Moderate Market Share Minivan A (11.61%): 7 seats, 2ft cargo, hybrid engine, $30. The hybrid engine in this minivan reduces its market share compared to the purely gas-powered options at the same price point. While hybrid engines are generally valued for their efficiency, the preference in this case seems to be towards conventional gas engines at a lower price.

Low Market Share Minivan F (5.24%): 7 seats, 2ft cargo, hybrid engine, $35. The increase in price to $35, coupled with similar features as Minivan A, significantly lowers its market share. This suggests that consumers are sensitive to price increases and are less inclined to pay an extra $5 for a similar hybrid vehicle with the same number of seats and cargo space.

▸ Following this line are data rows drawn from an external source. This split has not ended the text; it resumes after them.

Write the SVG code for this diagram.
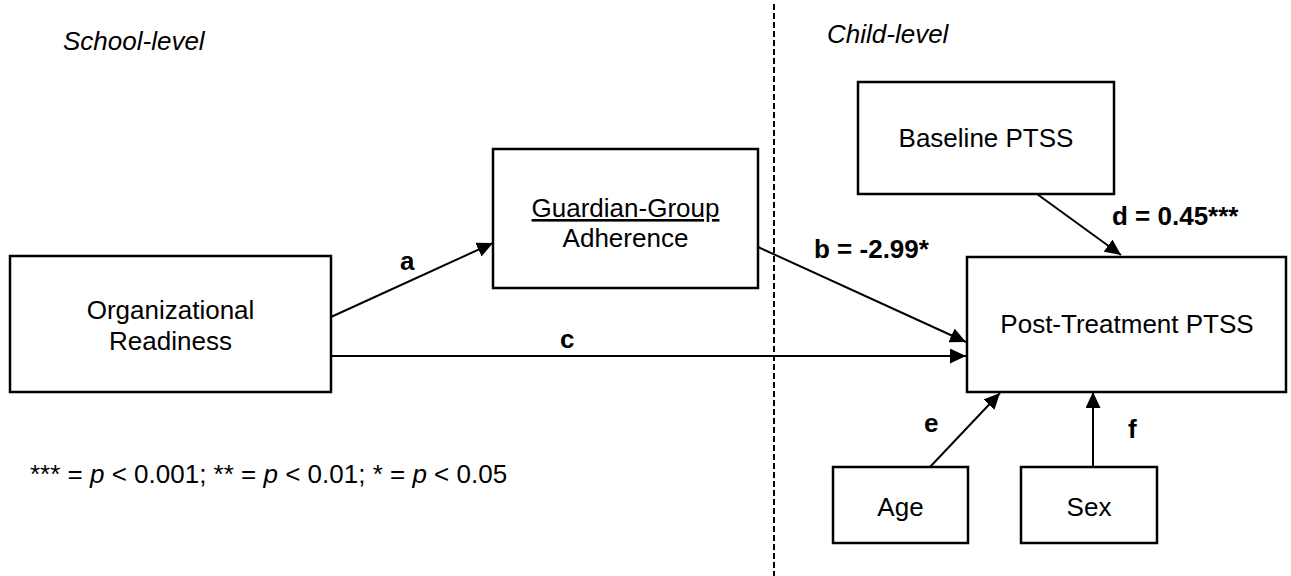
<svg xmlns="http://www.w3.org/2000/svg" width="1291" height="576" viewBox="0 0 1291 576">
  <style>
    .box { fill: #ffffff; stroke: #000000; stroke-width: 2.5; }
    .lbl { font-family: "Liberation Sans", Arial, sans-serif; font-size: 26px; fill: #000000; text-anchor: middle; }
    .path-lbl { font-family: "Liberation Sans", Arial, sans-serif; font-size: 26px; font-weight: bold; fill: #000000; }
    .level { font-family: "Liberation Sans", Arial, sans-serif; font-size: 26px; font-style: italic; fill: #000000; }
    .note { font-family: "Liberation Sans", Arial, sans-serif; font-size: 26px; fill: #000000; }
    .edge { stroke: #000000; stroke-width: 2; fill: none; marker-end: url(#arrow); }
    .divider { stroke: #000000; stroke-width: 2; stroke-dasharray: 6 3; }
  </style>
  <defs>
    <marker id="arrow" markerUnits="userSpaceOnUse" markerWidth="16" markerHeight="15" refX="16" refY="7.5" orient="auto">
      <path d="M0,0 L16,7.5 L0,15 Z" fill="#000000"/>
    </marker>
  </defs>

  <rect width="1291" height="576" fill="#ffffff"/>

  <!-- level divider -->
  <line class="divider" x1="774" y1="4" x2="774" y2="576"/>
  <text class="level" x="63" y="50">School-level</text>
  <text class="level" x="827" y="43">Child-level</text>

  <!-- connectors -->
  <g id="connectors">
    <line class="edge" x1="331" y1="317" x2="493" y2="243"/>
    <line class="edge" x1="331" y1="356" x2="966" y2="356"/>
    <line class="edge" x1="758" y1="247" x2="966" y2="342"/>
    <line class="edge" x1="1037" y1="194" x2="1121" y2="255"/>
    <line class="edge" x1="930" y1="467" x2="1000" y2="393"/>
    <line class="edge" x1="1093" y1="467" x2="1093" y2="392"/>
    <text class="path-lbl" x="400" y="270">a</text>
    <text class="path-lbl" x="560" y="348">c</text>
    <text class="path-lbl" x="814" y="258">b = -2.99*</text>
    <text class="path-lbl" x="1112" y="225">d = 0.45***</text>
    <text class="path-lbl" x="924" y="432">e</text>
    <text class="path-lbl" x="1128" y="438">f</text>
  </g>

  <g id="organizational-readiness">
    <rect class="box" x="10" y="256" width="321" height="136"/>
    <text class="lbl" x="170.5" y="319">Organizational</text>
    <text class="lbl" x="170.5" y="350">Readiness</text>
  </g>

  <g id="guardian-group-adherence">
    <rect class="box" x="493" y="149" width="265" height="139"/>
    <text class="lbl" x="625.5" y="217" text-decoration="underline">Guardian-Group</text>
    <text class="lbl" x="625.5" y="247">Adherence</text>
  </g>

  <g id="baseline-ptss">
    <rect class="box" x="858" y="82" width="256" height="112"/>
    <text class="lbl" x="986" y="147">Baseline PTSS</text>
  </g>

  <g id="post-treatment-ptss">
    <rect class="box" x="967" y="257" width="319" height="135"/>
    <text class="lbl" x="1127" y="333">Post-Treatment PTSS</text>
  </g>

  <g id="age">
    <rect class="box" x="833" y="467" width="135" height="76"/>
    <text class="lbl" x="900.5" y="516">Age</text>
  </g>

  <g id="sex">
    <rect class="box" x="1021" y="467" width="136" height="76"/>
    <text class="lbl" x="1089" y="516">Sex</text>
  </g>

  <text class="note" x="30" y="483">*** = <tspan font-style="italic">p</tspan> &lt; 0.001; ** = <tspan font-style="italic">p</tspan> &lt; 0.01; * = <tspan font-style="italic">p</tspan> &lt; 0.05</text>
</svg>
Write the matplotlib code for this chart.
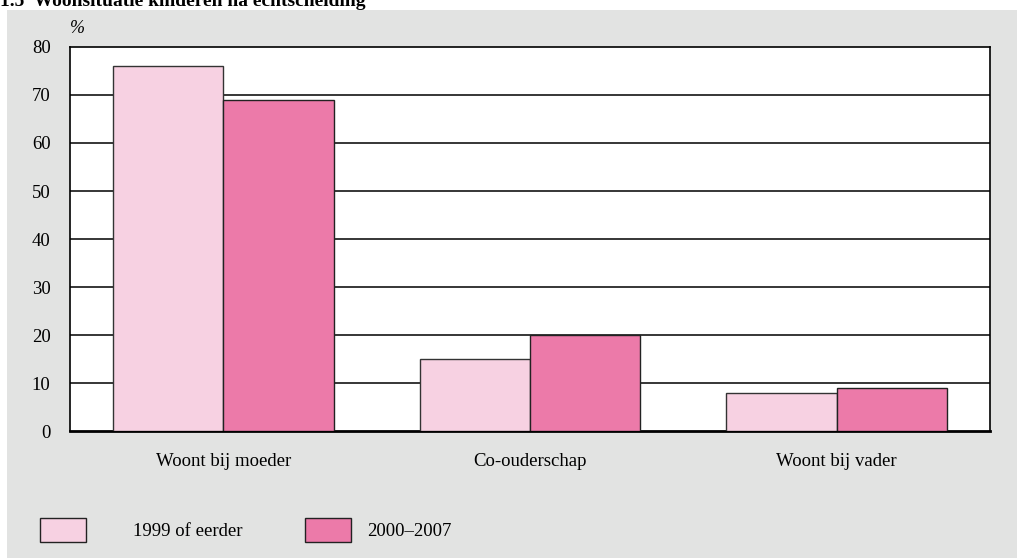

Minivan D (7.84%): 7 seats, 3ft cargo, gas engine, $40. Despite offering more cargo space (3ft), the higher price of $40 detracts from its attractiveness. This indicates that the additional cargo space does not compensate for the higher price for most consumers.

Minivan E (2.04%): 6 seats, 2ft cargo, electric engine, $40. This minivan has the lowest market share, suggesting that consumers place a relatively low value on electric engines in this context, especially when paired with a high price. The cost does not justify the perceived benefits of the electric engine, resulting in minimal consumer interest.

Key Takeaways:

Price Sensitivity: Consumers show a strong preference for lower-priced options. Minivans priced at $30 dominate the market shares, indicating high price sensitivity.

Engine Type Preferences: Gas engines are favored over hybrid and electric engines, reflecting either cost concerns or possibly a lack of perceived additional value from alternative engine types at higher prices.

Feature Trade-offs: Additional features like more seats or cargo space are valued but have a diminishing return when paired with higher prices. Consumers appear to balance their preferences for additional features with their willingness to pay more.